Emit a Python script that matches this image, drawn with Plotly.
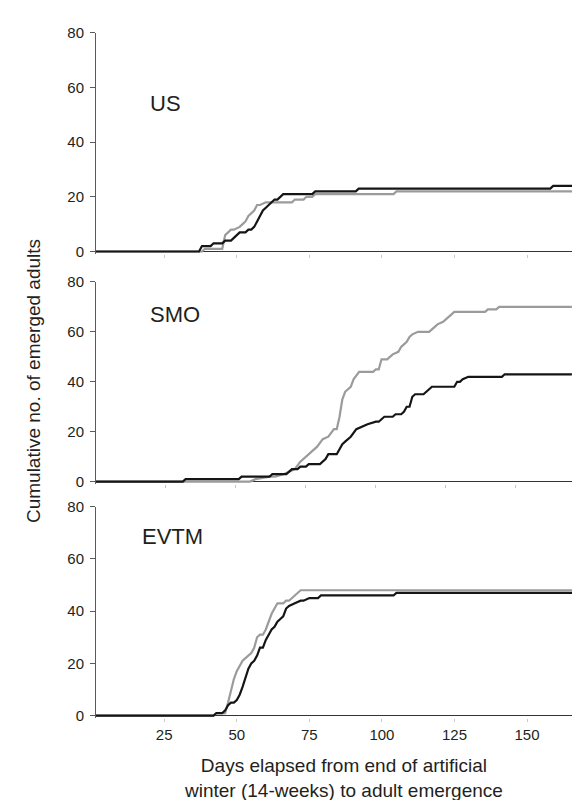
import plotly.graph_objects as go

# ---------------- data (day, cumulative no. of emerged adults) ----------------
panel_names = ["US", "SMO", "EVTM"]
x_tickvals = [25, 50, 75, 100, 125, 150]
y_tickvals = [0, 20, 40, 60, 80]

us_gray_days = [1, 38, 39, 45, 46, 47, 48, 49, 51, 52, 53, 54, 55, 56, 57, 58, 60, 69, 70, 73, 74, 76, 77, 104, 105, 171]
us_gray_vals = [0, 0, 1, 1, 6, 7, 8, 8, 9, 10, 11, 13, 14, 15, 17, 17, 18, 18, 19, 19, 20, 20, 21, 21, 22, 22]
us_black_days = [1, 37, 38, 41, 42, 45, 46, 48, 49, 50, 51, 53, 54, 55, 56, 57, 58, 59, 60, 61, 62, 63, 64, 66, 76, 77, 91, 92, 158, 159, 171]
us_black_vals = [0, 0, 2, 2, 3, 3, 4, 4, 5, 6, 7, 7, 8, 8, 9, 11, 13, 15, 16, 17, 18, 19, 19, 21, 21, 22, 22, 23, 23, 24, 24]

smo_gray_days = [0, 55, 57, 62, 64, 67, 69, 71, 73, 75, 77, 79, 81, 83, 85, 86, 87, 88, 89, 91, 92, 94, 99, 100, 101, 102, 104, 105, 106, 108,
                 109, 110, 111, 112, 113, 115, 119, 120, 122, 124, 126, 128, 139, 140, 143, 144, 170]
smo_gray_vals = [0, 0, 1, 2, 2, 3, 4, 5, 8, 10, 12, 14, 17, 18, 21, 21, 26, 33, 36, 38, 41, 44, 44, 45, 45, 49, 49, 50, 51, 52,
                 54, 55, 56, 58, 59, 60, 60, 61, 63, 64, 66, 68, 68, 69, 69, 70, 70]
smo_black_days = [0, 31, 32, 51, 52, 62, 63, 68, 70, 72, 73, 75, 76, 80, 82, 83, 86, 87, 88, 89, 90, 91, 93, 95, 97, 100, 101, 103, 106, 107,
                  109, 110, 111, 112, 113, 114, 117, 118, 119, 120, 122, 128, 129, 130, 131, 133, 145, 146, 170]
smo_black_vals = [0, 0, 1, 1, 2, 2, 3, 3, 5, 5, 6, 6, 7, 7, 9, 11, 11, 13, 15, 16, 17, 18, 21, 22, 23, 24, 24, 26, 26, 27,
                  27, 28, 30, 30, 34, 35, 35, 36, 37, 38, 38, 38, 40, 40, 41, 42, 42, 43, 43]

evtm_gray_days = [1, 42, 43, 46, 47, 48, 49, 50, 51, 52, 53, 54, 55, 56, 57, 58, 59, 60, 61, 62, 63, 64, 66, 67, 68, 69, 70, 71, 72, 171]
evtm_gray_vals = [0, 0, 1, 1, 5, 10, 14, 17, 19, 21, 22, 23, 24, 26, 30, 31, 31, 33, 36, 39, 41, 43, 43, 44, 44, 45, 46, 47, 48, 48]
evtm_black_days = [1, 42, 43, 45, 46, 47, 48, 49, 50, 51, 52, 53, 54, 55, 56, 57, 58, 59, 60, 61, 62, 63, 64, 65, 66, 67, 68, 70, 72, 73,
                   75, 76, 78, 79, 104, 105, 171]
evtm_black_vals = [0, 0, 1, 1, 2, 4, 5, 5, 6, 8, 11, 15, 18, 20, 21, 23, 26, 26, 29, 31, 33, 34, 36, 37, 38, 41, 42, 43, 44, 44,
                   45, 45, 45, 46, 46, 47, 47]

series = [
    (us_gray_days, us_gray_vals, us_black_days, us_black_vals),
    (smo_gray_days, smo_gray_vals, smo_black_days, smo_black_vals),
    (evtm_gray_days, evtm_gray_vals, evtm_black_days, evtm_black_vals),
]

# ---------------- layout geometry (pixels) ----------------
W, H = 580, 800
FONT = "Liberation Sans, Arial, sans-serif"
TXT = "#231f20"
# (pixel of y=80, pixel of y=0, x-left px, x-right px, x-range)
geom = [
    (16, 239, 88, 580, [1.5, 171]),
    (270, 473.5, 88, 565, [0, 170.4]),
    (499, 712, 88, 580, [1.5, 171]),
]
label_pos = [(140, 88), (140, 303), (132, 529)]
YMIN = -1.0

fig = go.Figure()
layout = dict(
    width=W, height=H,
    margin=dict(l=0, r=0, t=0, b=0),
    paper_bgcolor="white", plot_bgcolor="white",
    showlegend=False,
    font=dict(family=FONT, color=TXT),
)
annotations = []

for i, (gd, gv, bd, bv) in enumerate(series):
    n = "" if i == 0 else str(i + 1)
    xa, ya = "x" + n, "y" + n
    fig.add_trace(go.Scatter(x=gd, y=gv, mode="lines", xaxis=xa, yaxis=ya,
                             line=dict(color="#9b9b9b", width=2.2), hoverinfo="skip"))
    fig.add_trace(go.Scatter(x=bd, y=bv, mode="lines", xaxis=xa, yaxis=ya,
                             line=dict(color="#151515", width=2.2), hoverinfo="skip"))
    p80, p0, xl, xr, xrng = geom[i]
    ppu = (p0 - p80) / 80.0
    pbot = p0 - YMIN * ppu
    layout["xaxis" + n] = dict(
        domain=[xl / W, xr / W], range=xrng, anchor=ya,
        showline=False, showgrid=False, zeroline=False,
        ticks="outside", ticklen=3, tickcolor="#c8c8c8", tickwidth=1,
        tickvals=x_tickvals, showticklabels=(i == 2),
        tickfont=dict(size=15, color=TXT, family=FONT),
    )
    layout["yaxis" + n] = dict(
        domain=[1 - pbot / H, 1 - p80 / H], range=[YMIN, 80], anchor=xa,
        showline=True, linecolor="#5a5a5a", linewidth=1,
        showgrid=False, zeroline=True, zerolinecolor="#333333", zerolinewidth=1,
        ticks="outside", ticklen=5, tickcolor="#5a5a5a", tickwidth=1,
        tickvals=y_tickvals, tickfont=dict(size=15, color=TXT, family=FONT),
        ticklabelstandoff=3,
    )
    lx, ly = label_pos[i]
    annotations.append(dict(text=panel_names[i], x=lx / W, y=1 - ly / H, xref="paper", yref="paper",
                            xanchor="left", yanchor="middle", showarrow=False,
                            font=dict(size=22, color=TXT, family=FONT)))

annotations.append(dict(text="Days elapsed from end of artificial<br>winter (14-weeks) to adult emergence",
                        x=335 / W, y=1 - 775.5 / H, xref="paper", yref="paper",
                        xanchor="center", yanchor="middle", showarrow=False,
                        font=dict(size=19, color=TXT, family=FONT)))
annotations.append(dict(text="Cumulative no. of emerged adults", textangle=-90,
                        x=25 / W, y=1 - 371 / H, xref="paper", yref="paper",
                        xanchor="center", yanchor="middle", showarrow=False,
                        font=dict(size=19, color=TXT, family=FONT)))
layout["annotations"] = annotations
fig.update_layout(**layout)
fig.write_html("out.html")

Exercise requirements>
Repeat all of the data above word for word, minus the pictures.

Task answer>
Emit a Python script that matches this image, drawn with Plotly.
import plotly.graph_objects as go

# ---------------- data (day, cumulative no. of emerged adults) ----------------
panel_names = ["US", "SMO", "EVTM"]
x_tickvals = [25, 50, 75, 100, 125, 150]
y_tickvals = [0, 20, 40, 60, 80]

us_gray_days = [1, 38, 39, 45, 46, 47, 48, 49, 51, 52, 53, 54, 55, 56, 57, 58, 60, 69, 70, 73, 74, 76, 77, 104, 105, 171]
us_gray_vals = [0, 0, 1, 1, 6, 7, 8, 8, 9, 10, 11, 13, 14, 15, 17, 17, 18, 18, 19, 19, 20, 20, 21, 21, 22, 22]
us_black_days = [1, 37, 38, 41, 42, 45, 46, 48, 49, 50, 51, 53, 54, 55, 56, 57, 58, 59, 60, 61, 62, 63, 64, 66, 76, 77, 91, 92, 158, 159, 171]
us_black_vals = [0, 0, 2, 2, 3, 3, 4, 4, 5, 6, 7, 7, 8, 8, 9, 11, 13, 15, 16, 17, 18, 19, 19, 21, 21, 22, 22, 23, 23, 24, 24]

smo_gray_days = [0, 55, 57, 62, 64, 67, 69, 71, 73, 75, 77, 79, 81, 83, 85, 86, 87, 88, 89, 91, 92, 94, 99, 100, 101, 102, 104, 105, 106, 108,
                 109, 110, 111, 112, 113, 115, 119, 120, 122, 124, 126, 128, 139, 140, 143, 144, 170]
smo_gray_vals = [0, 0, 1, 2, 2, 3, 4, 5, 8, 10, 12, 14, 17, 18, 21, 21, 26, 33, 36, 38, 41, 44, 44, 45, 45, 49, 49, 50, 51, 52,
                 54, 55, 56, 58, 59, 60, 60, 61, 63, 64, 66, 68, 68, 69, 69, 70, 70]
smo_black_days = [0, 31, 32, 51, 52, 62, 63, 68, 70, 72, 73, 75, 76, 80, 82, 83, 86, 87, 88, 89, 90, 91, 93, 95, 97, 100, 101, 103, 106, 107,
                  109, 110, 111, 112, 113, 114, 117, 118, 119, 120, 122, 128, 129, 130, 131, 133, 145, 146, 170]
smo_black_vals = [0, 0, 1, 1, 2, 2, 3, 3, 5, 5, 6, 6, 7, 7, 9, 11, 11, 13, 15, 16, 17, 18, 21, 22, 23, 24, 24, 26, 26, 27,
                  27, 28, 30, 30, 34, 35, 35, 36, 37, 38, 38, 38, 40, 40, 41, 42, 42, 43, 43]

evtm_gray_days = [1, 42, 43, 46, 47, 48, 49, 50, 51, 52, 53, 54, 55, 56, 57, 58, 59, 60, 61, 62, 63, 64, 66, 67, 68, 69, 70, 71, 72, 171]
evtm_gray_vals = [0, 0, 1, 1, 5, 10, 14, 17, 19, 21, 22, 23, 24, 26, 30, 31, 31, 33, 36, 39, 41, 43, 43, 44, 44, 45, 46, 47, 48, 48]
evtm_black_days = [1, 42, 43, 45, 46, 47, 48, 49, 50, 51, 52, 53, 54, 55, 56, 57, 58, 59, 60, 61, 62, 63, 64, 65, 66, 67, 68, 70, 72, 73,
                   75, 76, 78, 79, 104, 105, 171]
evtm_black_vals = [0, 0, 1, 1, 2, 4, 5, 5, 6, 8, 11, 15, 18, 20, 21, 23, 26, 26, 29, 31, 33, 34, 36, 37, 38, 41, 42, 43, 44, 44,
                   45, 45, 45, 46, 46, 47, 47]

series = [
    (us_gray_days, us_gray_vals, us_black_days, us_black_vals),
    (smo_gray_days, smo_gray_vals, smo_black_days, smo_black_vals),
    (evtm_gray_days, evtm_gray_vals, evtm_black_days, evtm_black_vals),
]

# ---------------- layout geometry (pixels) ----------------
W, H = 580, 800
FONT = "Liberation Sans, Arial, sans-serif"
TXT = "#231f20"
# (pixel of y=80, pixel of y=0, x-left px, x-right px, x-range)
geom = [
    (16, 239, 88, 580, [1.5, 171]),
    (270, 473.5, 88, 565, [0, 170.4]),
    (499, 712, 88, 580, [1.5, 171]),
]
label_pos = [(140, 88), (140, 303), (132, 529)]
YMIN = -1.0

fig = go.Figure()
layout = dict(
    width=W, height=H,
    margin=dict(l=0, r=0, t=0, b=0),
    paper_bgcolor="white", plot_bgcolor="white",
    showlegend=False,
    font=dict(family=FONT, color=TXT),
)
annotations = []

for i, (gd, gv, bd, bv) in enumerate(series):
    n = "" if i == 0 else str(i + 1)
    xa, ya = "x" + n, "y" + n
    fig.add_trace(go.Scatter(x=gd, y=gv, mode="lines", xaxis=xa, yaxis=ya,
                             line=dict(color="#9b9b9b", width=2.2), hoverinfo="skip"))
    fig.add_trace(go.Scatter(x=bd, y=bv, mode="lines", xaxis=xa, yaxis=ya,
                             line=dict(color="#151515", width=2.2), hoverinfo="skip"))
    p80, p0, xl, xr, xrng = geom[i]
    ppu = (p0 - p80) / 80.0
    pbot = p0 - YMIN * ppu
    layout["xaxis" + n] = dict(
        domain=[xl / W, xr / W], range=xrng, anchor=ya,
        showline=False, showgrid=False, zeroline=False,
        ticks="outside", ticklen=3, tickcolor="#c8c8c8", tickwidth=1,
        tickvals=x_tickvals, showticklabels=(i == 2),
        tickfont=dict(size=15, color=TXT, family=FONT),
    )
    layout["yaxis" + n] = dict(
        domain=[1 - pbot / H, 1 - p80 / H], range=[YMIN, 80], anchor=xa,
        showline=True, linecolor="#5a5a5a", linewidth=1,
        showgrid=False, zeroline=True, zerolinecolor="#333333", zerolinewidth=1,
        ticks="outside", ticklen=5, tickcolor="#5a5a5a", tickwidth=1,
        tickvals=y_tickvals, tickfont=dict(size=15, color=TXT, family=FONT),
        ticklabelstandoff=3,
    )
    lx, ly = label_pos[i]
    annotations.append(dict(text=panel_names[i], x=lx / W, y=1 - ly / H, xref="paper", yref="paper",
                            xanchor="left", yanchor="middle", showarrow=False,
                            font=dict(size=22, color=TXT, family=FONT)))

annotations.append(dict(text="Days elapsed from end of artificial<br>winter (14-weeks) to adult emergence",
                        x=335 / W, y=1 - 775.5 / H, xref="paper", yref="paper",
                        xanchor="center", yanchor="middle", showarrow=False,
                        font=dict(size=19, color=TXT, family=FONT)))
annotations.append(dict(text="Cumulative no. of emerged adults", textangle=-90,
                        x=25 / W, y=1 - 371 / H, xref="paper", yref="paper",
                        xanchor="center", yanchor="middle", showarrow=False,
                        font=dict(size=19, color=TXT, family=FONT)))
layout["annotations"] = annotations
fig.update_layout(**layout)
fig.write_html("out.html")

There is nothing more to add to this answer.